Gather from the listing below each line that includes the word "seaborn", and copy it.

-------- Entries supplied --------

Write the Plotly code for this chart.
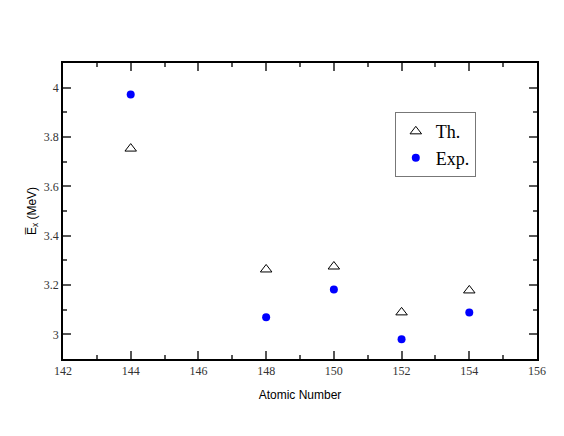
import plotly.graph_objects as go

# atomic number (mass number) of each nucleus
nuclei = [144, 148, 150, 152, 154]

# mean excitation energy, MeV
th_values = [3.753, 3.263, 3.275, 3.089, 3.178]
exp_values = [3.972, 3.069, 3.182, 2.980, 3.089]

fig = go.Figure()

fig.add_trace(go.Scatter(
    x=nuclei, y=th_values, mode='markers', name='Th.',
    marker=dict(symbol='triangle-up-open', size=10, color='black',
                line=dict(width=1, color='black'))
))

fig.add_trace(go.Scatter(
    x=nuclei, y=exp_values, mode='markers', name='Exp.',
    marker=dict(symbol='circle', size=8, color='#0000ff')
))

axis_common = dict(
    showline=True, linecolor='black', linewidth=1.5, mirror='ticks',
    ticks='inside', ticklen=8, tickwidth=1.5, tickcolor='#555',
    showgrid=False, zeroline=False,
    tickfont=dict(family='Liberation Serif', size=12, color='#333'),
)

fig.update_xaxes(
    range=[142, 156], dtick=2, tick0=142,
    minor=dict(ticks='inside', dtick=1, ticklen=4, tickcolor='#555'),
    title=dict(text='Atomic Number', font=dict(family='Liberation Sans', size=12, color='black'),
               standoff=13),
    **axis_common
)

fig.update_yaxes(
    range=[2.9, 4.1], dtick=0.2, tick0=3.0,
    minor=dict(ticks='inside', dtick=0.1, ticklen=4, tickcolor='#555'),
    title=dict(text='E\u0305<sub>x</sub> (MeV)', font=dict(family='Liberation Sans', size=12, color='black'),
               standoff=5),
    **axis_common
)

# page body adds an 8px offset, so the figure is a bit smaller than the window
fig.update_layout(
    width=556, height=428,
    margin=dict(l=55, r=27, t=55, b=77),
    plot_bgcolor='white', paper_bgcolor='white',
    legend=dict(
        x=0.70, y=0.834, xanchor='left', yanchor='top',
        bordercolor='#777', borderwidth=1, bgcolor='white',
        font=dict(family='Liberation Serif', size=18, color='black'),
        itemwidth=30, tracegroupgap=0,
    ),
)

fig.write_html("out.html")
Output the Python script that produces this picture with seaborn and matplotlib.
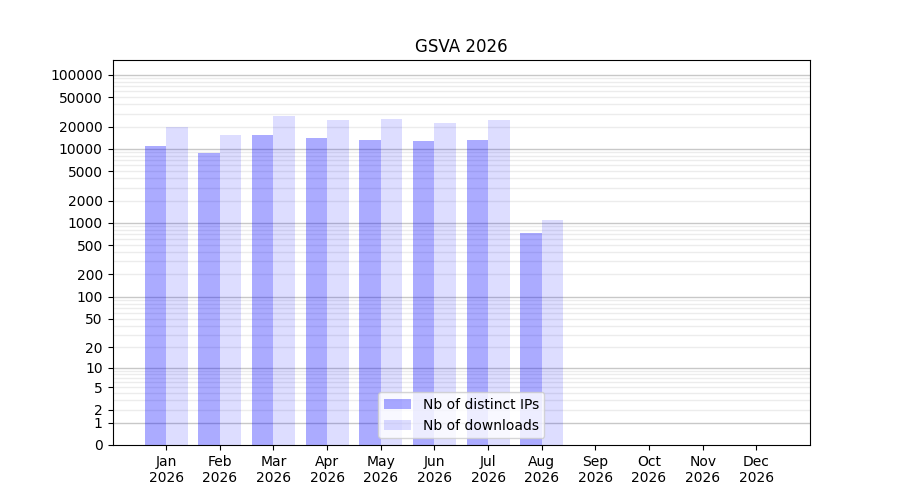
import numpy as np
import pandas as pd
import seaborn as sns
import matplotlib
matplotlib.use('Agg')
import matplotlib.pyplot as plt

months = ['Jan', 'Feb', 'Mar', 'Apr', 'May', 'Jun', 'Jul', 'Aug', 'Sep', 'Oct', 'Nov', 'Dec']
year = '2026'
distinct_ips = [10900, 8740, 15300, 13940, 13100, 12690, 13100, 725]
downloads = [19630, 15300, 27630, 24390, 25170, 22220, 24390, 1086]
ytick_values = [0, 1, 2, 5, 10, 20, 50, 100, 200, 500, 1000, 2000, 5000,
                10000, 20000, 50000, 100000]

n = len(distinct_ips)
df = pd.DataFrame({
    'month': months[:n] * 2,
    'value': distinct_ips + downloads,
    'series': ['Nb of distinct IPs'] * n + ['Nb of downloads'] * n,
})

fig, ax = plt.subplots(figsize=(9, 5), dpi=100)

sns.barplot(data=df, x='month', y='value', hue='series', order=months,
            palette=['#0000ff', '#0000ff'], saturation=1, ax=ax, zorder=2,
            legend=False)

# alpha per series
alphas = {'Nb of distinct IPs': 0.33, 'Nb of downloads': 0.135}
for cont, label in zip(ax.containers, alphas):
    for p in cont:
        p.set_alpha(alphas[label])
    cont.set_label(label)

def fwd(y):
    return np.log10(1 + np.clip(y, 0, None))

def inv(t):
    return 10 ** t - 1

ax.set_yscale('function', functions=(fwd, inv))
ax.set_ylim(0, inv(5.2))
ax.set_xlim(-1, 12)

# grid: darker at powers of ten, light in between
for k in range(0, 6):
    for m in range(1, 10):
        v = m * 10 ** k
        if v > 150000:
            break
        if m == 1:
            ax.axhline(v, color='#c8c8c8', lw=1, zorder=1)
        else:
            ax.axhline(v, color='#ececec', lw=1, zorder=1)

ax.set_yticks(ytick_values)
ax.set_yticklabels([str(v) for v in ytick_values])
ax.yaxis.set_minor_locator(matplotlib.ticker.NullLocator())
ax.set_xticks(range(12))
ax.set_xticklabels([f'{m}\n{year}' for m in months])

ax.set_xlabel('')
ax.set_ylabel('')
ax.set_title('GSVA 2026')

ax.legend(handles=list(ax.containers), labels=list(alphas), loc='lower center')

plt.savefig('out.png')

--------

**Reply**:
Output the Python script that produces this picture with seaborn and matplotlib.
import seaborn as sns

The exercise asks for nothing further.